Acquisition / Mergers / Takeovers: If the Client is acquired by, sells substantially all its assets to, or undergoes a change of control in favor of, then such other party may terminate this Agreement upon written notice with an offboarding fee equal to 90 days of service.  This fee includes the offboarding of any informational assets as needed.  This Agreement will bind and inure to the benefit of the parties, their respective successors, and permitted assigns.

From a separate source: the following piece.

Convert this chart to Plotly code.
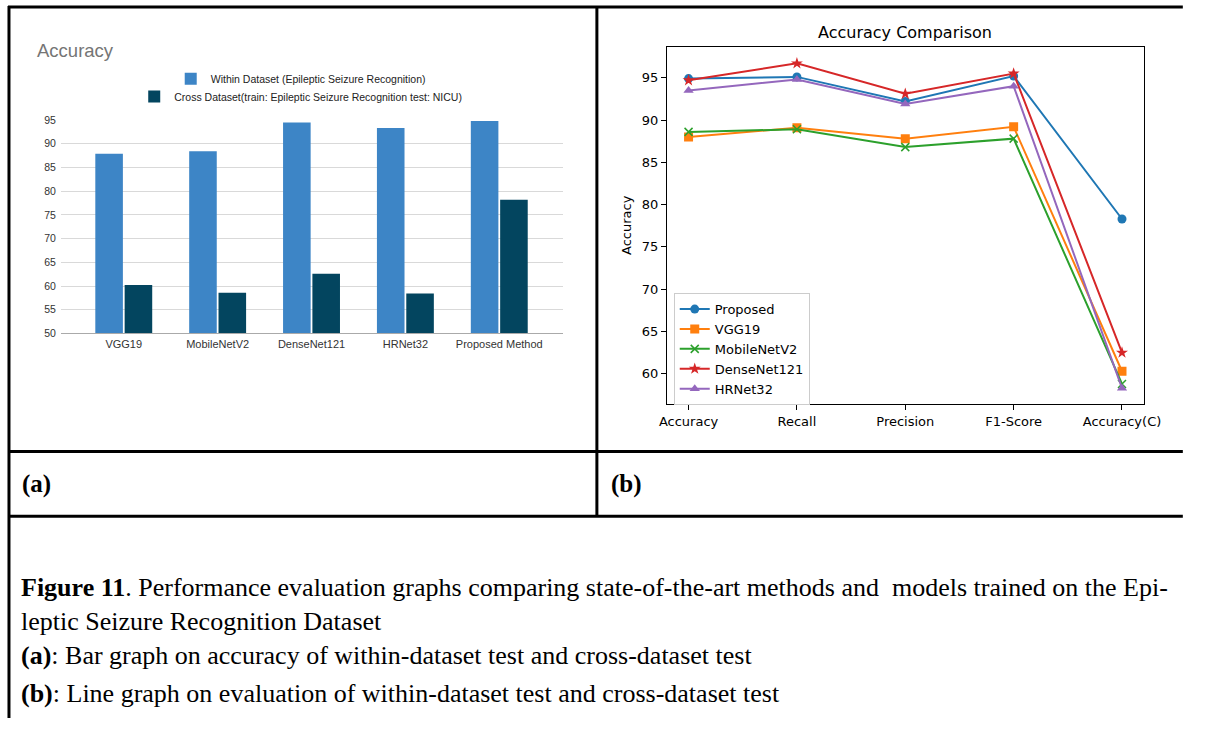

Collections: Client hereby agrees to pay the total amount invoiced on or before the due date to Invincia Technologies, LLC via Priority Mail with tracking information provided accordingly.  In the event payments become delinquent. The client agrees that this obligation is due and payable at 6113 Grand Blvd. New Port Richey, FL. 34652, unless otherwise agreed to in writing.  Client agrees to pay a service fee equaling 1 1/2% of the outstanding balance as well as any collection fees as well as any applicable attorneys’ costs if the account is delinquent for more than 90 days. No deductions will be made to any invoices for loss or damage without written approval.  For any hardware returns, there will be a restocking fee of 25% (plus freight) will be charged for all returned merchandise.